My dear friend Bobbi brought me the “Worthy Hat” at Christmas.  I live it! It sat on the counter with the Christmas clutter for a few days.  My 19-year-old son, Parker, picked it up one morning and put it on his head and asked, “What’s this?” I told him the most beautiful woman I know gave it to me. Parker told me that I was the most beautiful woman he knew.

When I disagreed (it’s hard to take a compliment) he pointed to the hat and said “Know Your Worth” mom. Then he wrapped his arms around me and gave me a Parker hug.

Most of the people I know have difficulty feeling worthy.  Self-doubt creeps in and the conversation in my head about ‘you’re not good enough, thin enough, smart enough’ seems to be louder than ‘you are loved, you are perfect exactly how you are now, you are God’s daughter’. I say, replace the negative talk with truth. I am worthy.
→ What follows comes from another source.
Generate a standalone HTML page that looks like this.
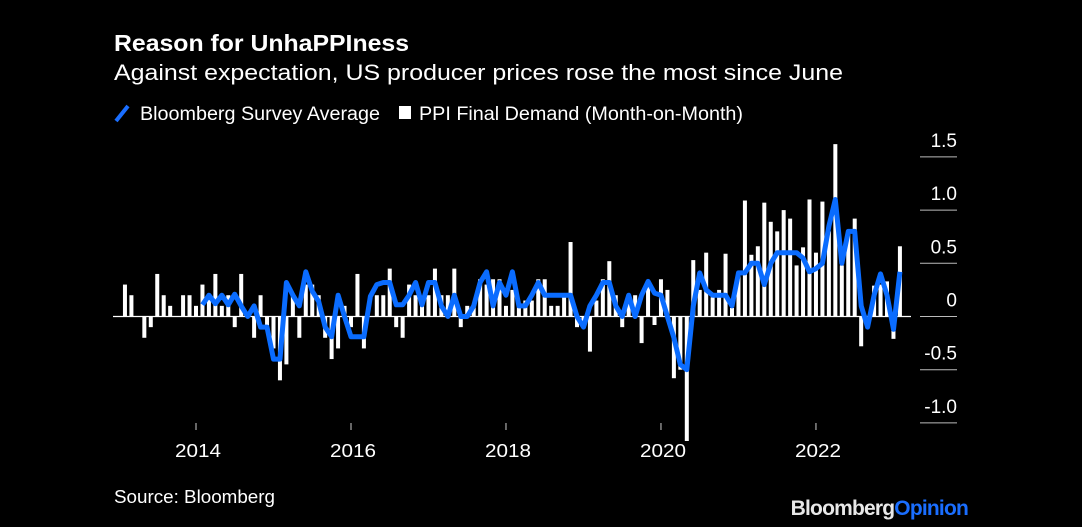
<!DOCTYPE html>
<html><head><meta charset="utf-8"><style>
body{margin:0;background:#000;width:1082px;height:527px;overflow:hidden;font-family:"Liberation Sans",Arial,sans-serif;}
svg{display:block}
</style></head><body>
<svg width="1082" height="527" viewBox="0 0 1082 527">
<rect width="1082" height="527" fill="#000"/>
<text x="114" y="51" fill="#fff" font-size="23" font-weight="bold" textLength="295" lengthAdjust="spacingAndGlyphs">Reason for UnhaPPIness</text>
<text x="114" y="80" fill="#fff" font-size="22" textLength="729" lengthAdjust="spacingAndGlyphs">Against expectation, US producer prices rose the most since June</text>
<g>
<line x1="116" y1="121" x2="128" y2="106" stroke="#1a6eff" stroke-width="4"/>
<text x="140" y="120" fill="#fff" font-size="19" textLength="240" lengthAdjust="spacingAndGlyphs">Bloomberg Survey Average</text>
<rect x="399" y="106" width="12" height="13" fill="#fff"/>
<text x="419" y="120" fill="#fff" font-size="19" textLength="324" lengthAdjust="spacingAndGlyphs">PPI Final Demand (Month-on-Month)</text>
</g>
<g id="yaxis"></g>
<g id="xaxis"></g>
<g id="bars"></g>
<line x1="113" y1="316.5" x2="911" y2="316.5" stroke="#fff" stroke-width="1.2"/>
<path id="survey" fill="none" stroke="#0a6cff" stroke-width="5" stroke-linejoin="round"/>
<text x="114" y="503" fill="#fff" font-size="18" textLength="161" lengthAdjust="spacingAndGlyphs">Source: Bloomberg</text>
<text x="968" y="515" text-anchor="end" font-size="21" font-weight="bold" letter-spacing="-0.8"><tspan fill="#e8e8e8">Bloomberg</tspan><tspan fill="#1a6eff">Opinion</tspan></text>
</svg>
<script>
const ppi=[0.3,0.2,0,-0.2,-0.1,0.4,0.2,0.1,0,0.2,0.2,0.1,0.3,0.2,0.4,0.1,0.2,-0.1,0.4,0,-0.2,0.2,-0.1,-0.3,-0.6,-0.45,0.2,-0.2,0.3,0.3,0.2,-0.2,-0.4,-0.3,0.1,-0.1,0.4,-0.3,0,0.2,0.2,0.45,-0.1,-0.2,0.3,0.2,0.1,0.2,0.45,0.2,0.2,0.45,-0.1,0.1,0.1,0.35,0.3,0.35,0.35,0.1,0.25,0.1,0.15,0.15,0.35,0.35,0.1,0.1,0.2,0.7,-0.1,-0.1,-0.33,0.15,0.35,0.52,0.2,-0.1,0.2,0.2,-0.25,0.33,-0.08,0.35,0.25,-0.58,-0.5,-1.17,0.53,0.25,0.6,0.18,0.25,0.59,0.08,0.4,1.09,0.58,0.66,1.07,0.89,0.8,1.0,0.92,0.48,0.65,1.1,0.6,1.08,0.8,1.62,0.48,0.8,0.92,-0.28,-0.1,0.29,0.3,0.33,-0.21,0.66];
const survey=[0.11,0.2,0.12,0.2,0.11,0.21,0.1,0,0.1,-0.1,-0.1,-0.4,-0.4,0.32,0.2,0.1,0.42,0.24,0.14,-0.1,-0.19,0.2,0,-0.19,-0.19,-0.19,0.19,0.3,0.32,0.32,0.11,0.11,0.2,0.32,0.11,0.32,0.32,0.1,0,0.2,0,0,0.1,0.32,0.42,0.1,0.32,0.2,0.42,0.1,0.1,0.2,0.32,0.2,0.2,0.2,0.2,0.2,0,-0.1,0.1,0.2,0.32,0.32,0.1,0,0.2,0,0.2,0.33,0.22,0.2,0,-0.2,-0.45,-0.5,0.1,0.41,0.25,0.2,0.2,0.2,0.1,0.41,0.41,0.5,0.5,0.3,0.5,0.6,0.6,0.6,0.6,0.55,0.42,0.45,0.5,0.85,1.1,0.5,0.8,0.8,0.1,-0.1,0.2,0.4,0.2,-0.12,0.42];
const surveyStart=12;
const yTicks=[1.5,1.0,0.5,0,-0.5,-1.0];
const yTickLabels=["1.5","1.0","0.5","0","-0.5","-1.0"];
const xYears=[2014,2016,2018,2020,2022];
const NS='http://www.w3.org/2000/svg';
const mw=6.458, x0=118.5;
function x(i){return x0+(i+1)*mw;}
function xYear(yr){return x0+(yr-2013)*12*mw;}
function y(v){return 316.5-v*106.4;}
function mk(tag,attrs,parent){const e=document.createElementNS(NS,tag);for(const k in attrs)e.setAttribute(k,attrs[k]);parent.appendChild(e);return e;}
const ya=document.getElementById('yaxis');
yTicks.forEach((t,k)=>{
  const l=mk('line',{x1:920,x2:957,y1:y(t),y2:y(t),stroke:'#bbb','stroke-width':1},ya);
  
  
  const tx=mk('text',{x:957,y:y(t)-10,fill:'#fff','font-size':19,'text-anchor':'end'},ya);
  tx.textContent=yTickLabels[k];
  
  
});
const xa=document.getElementById('xaxis');
xYears.forEach(yr=>{
  const l=mk('line',{x1:xYear(yr),x2:xYear(yr),y1:423,y2:430,stroke:'#ccc','stroke-width':1},xa);
  
  
  const tx=mk('text',{x:xYear(yr)-21,y:457,fill:'#fff','font-size':18,textLength:46,lengthAdjust:'spacingAndGlyphs'},xa);
  tx.textContent=String(yr);
  
  
});
const bg=document.getElementById('bars');
ppi.forEach((v,i)=>{
  const top=Math.min(y(v),y(0)),h=Math.abs(y(v)-y(0));
  const r=mk('rect',{x:x(i)-2,y:top,width:4,height:Math.max(h,0.5),fill:'#fff'},bg);
  
  
});
let d='';
survey.forEach((v,k)=>{d+=(k?'L':'M')+x(k+surveyStart).toFixed(1)+' '+y(v).toFixed(1);});
document.getElementById('survey').setAttribute('d',d);
</script>
</body></html>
That moment when Parker hugged me, he pointed out my worth in a real way.  There was a shift in the way I see myself. Every day I need to suppress the negative talk that creeps back in, but I know I am worthy. The Bible tells me so and so did Parker.

Thou Art Fair

In my early years I would often get into the pit of personal negative thinking, feeling like a failure.  I was fortunate the have a friend, Juanita Greig, who would quote the verse, “Thou art fair, my love, there is no spot in you” (Song of Solomon 4:7). We had studied that scripture and knew it was how Jesus saw us, his bride. This always brought tears to my eyes. If Jesus sees us as having worth, who else matters.

I John 4:19 says, “We love Him because He first loved us.” That is beautiful, but the more accurate wording leaves Him out.  “We love because He first loved us.” The point is until we believe we are loved and valuable, we have difficulty loving others.